START

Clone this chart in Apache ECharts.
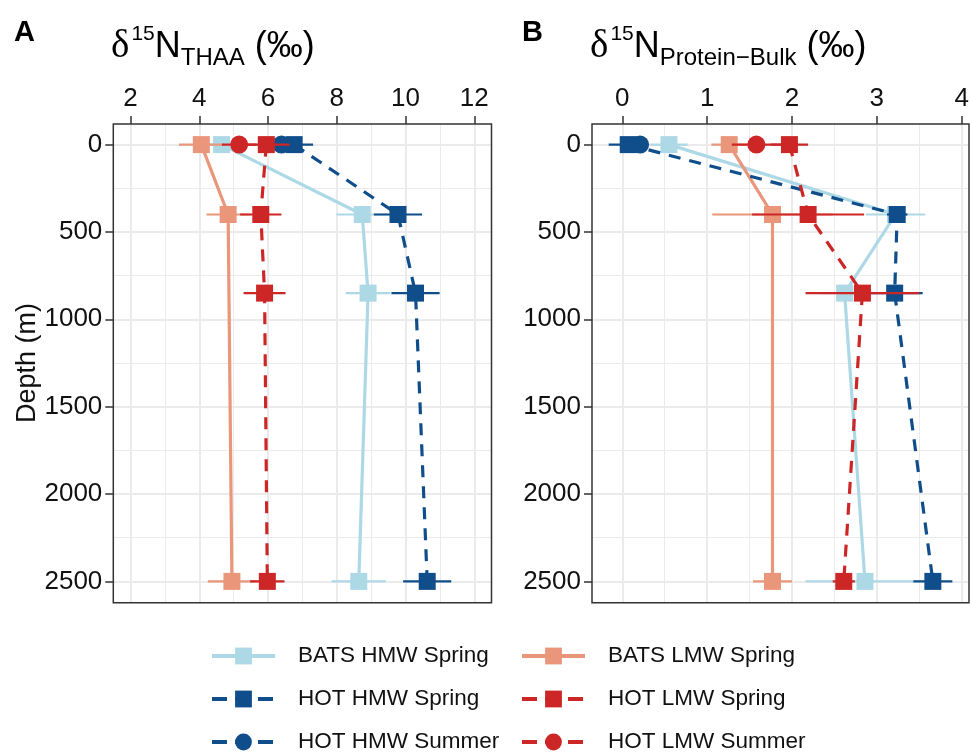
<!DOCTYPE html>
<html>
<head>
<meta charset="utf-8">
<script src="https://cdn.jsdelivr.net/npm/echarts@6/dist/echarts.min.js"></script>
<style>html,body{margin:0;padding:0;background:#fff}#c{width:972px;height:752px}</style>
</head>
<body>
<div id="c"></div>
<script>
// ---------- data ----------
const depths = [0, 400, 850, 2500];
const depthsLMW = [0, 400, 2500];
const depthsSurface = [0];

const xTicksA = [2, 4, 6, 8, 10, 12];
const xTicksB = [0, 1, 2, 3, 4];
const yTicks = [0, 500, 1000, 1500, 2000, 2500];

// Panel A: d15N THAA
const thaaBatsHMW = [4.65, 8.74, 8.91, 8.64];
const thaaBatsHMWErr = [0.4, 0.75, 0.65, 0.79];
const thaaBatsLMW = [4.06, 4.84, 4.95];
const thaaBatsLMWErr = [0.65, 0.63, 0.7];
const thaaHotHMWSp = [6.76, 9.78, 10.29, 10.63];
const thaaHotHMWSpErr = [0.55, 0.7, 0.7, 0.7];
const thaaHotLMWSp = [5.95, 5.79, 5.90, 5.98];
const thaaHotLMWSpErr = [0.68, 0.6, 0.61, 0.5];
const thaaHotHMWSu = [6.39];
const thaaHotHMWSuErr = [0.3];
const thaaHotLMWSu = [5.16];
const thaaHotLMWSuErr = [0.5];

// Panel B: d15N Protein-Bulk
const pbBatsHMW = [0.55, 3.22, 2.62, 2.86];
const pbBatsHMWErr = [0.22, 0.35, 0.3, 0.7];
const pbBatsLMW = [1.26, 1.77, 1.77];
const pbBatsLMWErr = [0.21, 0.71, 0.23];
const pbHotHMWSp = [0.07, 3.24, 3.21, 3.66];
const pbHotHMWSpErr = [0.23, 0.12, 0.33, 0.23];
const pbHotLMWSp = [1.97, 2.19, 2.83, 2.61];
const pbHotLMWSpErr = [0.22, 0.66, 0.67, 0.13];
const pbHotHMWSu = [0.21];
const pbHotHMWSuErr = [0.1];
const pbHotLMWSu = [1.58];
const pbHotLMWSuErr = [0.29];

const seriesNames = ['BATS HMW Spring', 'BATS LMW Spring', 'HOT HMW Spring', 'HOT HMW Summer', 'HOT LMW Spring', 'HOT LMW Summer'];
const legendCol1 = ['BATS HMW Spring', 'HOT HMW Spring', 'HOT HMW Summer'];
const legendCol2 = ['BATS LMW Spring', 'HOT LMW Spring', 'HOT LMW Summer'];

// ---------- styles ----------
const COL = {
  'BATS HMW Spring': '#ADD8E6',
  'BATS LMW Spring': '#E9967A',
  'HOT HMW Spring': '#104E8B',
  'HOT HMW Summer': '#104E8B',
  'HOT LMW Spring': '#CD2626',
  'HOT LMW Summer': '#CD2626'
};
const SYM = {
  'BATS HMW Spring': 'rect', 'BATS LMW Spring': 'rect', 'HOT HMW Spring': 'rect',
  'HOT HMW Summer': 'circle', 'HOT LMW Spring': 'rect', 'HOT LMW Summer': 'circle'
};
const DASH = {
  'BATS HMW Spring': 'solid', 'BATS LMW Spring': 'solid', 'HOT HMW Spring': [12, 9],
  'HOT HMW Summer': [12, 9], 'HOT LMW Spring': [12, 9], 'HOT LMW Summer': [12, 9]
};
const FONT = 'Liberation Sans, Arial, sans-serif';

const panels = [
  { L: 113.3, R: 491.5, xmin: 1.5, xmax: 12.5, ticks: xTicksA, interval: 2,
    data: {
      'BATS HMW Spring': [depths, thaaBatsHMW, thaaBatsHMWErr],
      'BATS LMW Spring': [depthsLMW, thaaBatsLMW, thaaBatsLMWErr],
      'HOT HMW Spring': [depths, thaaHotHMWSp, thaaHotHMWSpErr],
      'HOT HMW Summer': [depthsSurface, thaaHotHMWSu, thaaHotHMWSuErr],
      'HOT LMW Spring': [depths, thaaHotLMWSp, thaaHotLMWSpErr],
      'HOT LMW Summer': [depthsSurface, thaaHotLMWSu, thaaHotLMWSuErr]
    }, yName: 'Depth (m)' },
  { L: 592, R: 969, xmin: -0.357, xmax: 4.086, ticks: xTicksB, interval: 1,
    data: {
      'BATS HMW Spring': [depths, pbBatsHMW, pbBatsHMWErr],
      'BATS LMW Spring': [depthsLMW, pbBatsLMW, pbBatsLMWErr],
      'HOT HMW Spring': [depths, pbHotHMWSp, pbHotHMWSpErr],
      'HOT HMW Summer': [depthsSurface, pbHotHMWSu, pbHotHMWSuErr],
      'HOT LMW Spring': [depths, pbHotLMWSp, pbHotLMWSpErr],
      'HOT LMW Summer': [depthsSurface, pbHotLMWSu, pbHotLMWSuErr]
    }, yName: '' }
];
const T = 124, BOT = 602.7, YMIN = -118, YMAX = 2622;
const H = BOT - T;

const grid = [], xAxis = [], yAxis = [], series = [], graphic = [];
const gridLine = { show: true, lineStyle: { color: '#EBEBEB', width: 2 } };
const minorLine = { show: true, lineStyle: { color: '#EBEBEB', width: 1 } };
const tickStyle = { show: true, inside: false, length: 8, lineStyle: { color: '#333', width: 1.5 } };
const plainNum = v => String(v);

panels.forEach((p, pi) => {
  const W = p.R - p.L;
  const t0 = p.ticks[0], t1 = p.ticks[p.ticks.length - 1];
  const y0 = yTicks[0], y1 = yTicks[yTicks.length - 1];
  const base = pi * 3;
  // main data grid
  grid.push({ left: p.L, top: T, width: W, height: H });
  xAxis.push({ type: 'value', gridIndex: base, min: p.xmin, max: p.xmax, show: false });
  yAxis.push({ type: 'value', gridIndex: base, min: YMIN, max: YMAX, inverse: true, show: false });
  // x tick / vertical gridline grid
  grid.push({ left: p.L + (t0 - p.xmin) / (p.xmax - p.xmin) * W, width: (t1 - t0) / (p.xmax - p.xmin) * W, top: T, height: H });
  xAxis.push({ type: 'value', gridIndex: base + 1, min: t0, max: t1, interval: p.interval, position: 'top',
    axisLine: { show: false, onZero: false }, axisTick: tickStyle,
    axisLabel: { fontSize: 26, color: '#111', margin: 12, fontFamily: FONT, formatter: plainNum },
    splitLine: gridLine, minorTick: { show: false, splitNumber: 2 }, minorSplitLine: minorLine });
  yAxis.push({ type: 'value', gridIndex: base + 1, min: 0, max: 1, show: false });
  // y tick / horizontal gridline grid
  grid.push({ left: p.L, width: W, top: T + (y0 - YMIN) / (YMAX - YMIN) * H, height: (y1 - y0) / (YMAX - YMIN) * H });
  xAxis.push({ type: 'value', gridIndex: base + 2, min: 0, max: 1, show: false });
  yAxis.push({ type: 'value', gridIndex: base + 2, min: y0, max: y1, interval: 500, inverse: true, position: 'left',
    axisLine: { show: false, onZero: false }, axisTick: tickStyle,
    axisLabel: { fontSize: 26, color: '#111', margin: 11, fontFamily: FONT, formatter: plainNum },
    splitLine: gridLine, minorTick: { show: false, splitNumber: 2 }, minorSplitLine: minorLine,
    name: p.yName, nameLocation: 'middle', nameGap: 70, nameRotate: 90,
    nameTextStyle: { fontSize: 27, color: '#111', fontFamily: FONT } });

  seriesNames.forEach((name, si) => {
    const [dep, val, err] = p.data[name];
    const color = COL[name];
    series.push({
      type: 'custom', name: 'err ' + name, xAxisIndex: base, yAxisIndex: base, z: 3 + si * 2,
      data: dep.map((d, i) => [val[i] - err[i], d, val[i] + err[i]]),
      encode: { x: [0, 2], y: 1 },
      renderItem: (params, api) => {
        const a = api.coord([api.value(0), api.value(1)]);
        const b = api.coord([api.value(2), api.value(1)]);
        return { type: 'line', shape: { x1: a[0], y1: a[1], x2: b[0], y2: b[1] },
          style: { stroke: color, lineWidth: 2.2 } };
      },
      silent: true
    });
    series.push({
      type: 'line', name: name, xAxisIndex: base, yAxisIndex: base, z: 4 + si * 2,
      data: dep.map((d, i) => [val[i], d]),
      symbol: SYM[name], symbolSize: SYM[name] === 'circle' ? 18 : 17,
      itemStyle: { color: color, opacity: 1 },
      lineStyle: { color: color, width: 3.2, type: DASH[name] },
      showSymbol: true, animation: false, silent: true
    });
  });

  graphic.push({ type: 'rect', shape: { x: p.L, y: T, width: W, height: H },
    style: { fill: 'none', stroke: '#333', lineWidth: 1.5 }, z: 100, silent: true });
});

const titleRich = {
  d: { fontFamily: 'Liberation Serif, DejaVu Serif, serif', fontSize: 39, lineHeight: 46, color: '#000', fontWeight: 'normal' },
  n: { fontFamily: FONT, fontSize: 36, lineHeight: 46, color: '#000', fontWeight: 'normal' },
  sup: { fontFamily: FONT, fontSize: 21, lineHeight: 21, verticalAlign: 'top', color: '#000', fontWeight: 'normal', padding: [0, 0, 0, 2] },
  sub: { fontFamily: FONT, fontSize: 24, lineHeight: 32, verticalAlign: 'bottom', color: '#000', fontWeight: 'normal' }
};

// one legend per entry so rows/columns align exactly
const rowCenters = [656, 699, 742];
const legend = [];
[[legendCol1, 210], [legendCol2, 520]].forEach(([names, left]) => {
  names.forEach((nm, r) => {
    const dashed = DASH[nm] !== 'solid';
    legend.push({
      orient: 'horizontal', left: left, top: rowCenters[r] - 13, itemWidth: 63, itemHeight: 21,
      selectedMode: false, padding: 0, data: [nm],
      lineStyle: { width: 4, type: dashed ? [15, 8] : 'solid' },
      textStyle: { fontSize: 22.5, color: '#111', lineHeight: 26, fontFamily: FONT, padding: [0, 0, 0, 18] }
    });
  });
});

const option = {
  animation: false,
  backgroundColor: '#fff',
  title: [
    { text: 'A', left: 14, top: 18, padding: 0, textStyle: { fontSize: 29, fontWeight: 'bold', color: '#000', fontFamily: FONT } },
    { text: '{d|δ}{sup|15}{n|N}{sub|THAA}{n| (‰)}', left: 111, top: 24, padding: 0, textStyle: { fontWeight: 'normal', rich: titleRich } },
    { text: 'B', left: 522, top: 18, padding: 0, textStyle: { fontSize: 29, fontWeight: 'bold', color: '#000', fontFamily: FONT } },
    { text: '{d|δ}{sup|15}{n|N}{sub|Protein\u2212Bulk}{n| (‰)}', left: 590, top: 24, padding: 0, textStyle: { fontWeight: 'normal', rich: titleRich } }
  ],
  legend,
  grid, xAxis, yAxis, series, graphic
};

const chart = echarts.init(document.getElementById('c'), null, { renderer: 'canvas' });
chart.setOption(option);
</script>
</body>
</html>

END

__To do__
Each line from the top of the material through the line containing "const depthsSurface = [0];" should be reproduced exactly; please drop any images.

__Output of the task__
Clone this chart in Apache ECharts.
<!DOCTYPE html>
<html>
<head>
<meta charset="utf-8">
<script src="https://cdn.jsdelivr.net/npm/echarts@6/dist/echarts.min.js"></script>
<style>html,body{margin:0;padding:0;background:#fff}#c{width:972px;height:752px}</style>
</head>
<body>
<div id="c"></div>
<script>
// ---------- data ----------
const depths = [0, 400, 850, 2500];
const depthsLMW = [0, 400, 2500];
const depthsSurface = [0];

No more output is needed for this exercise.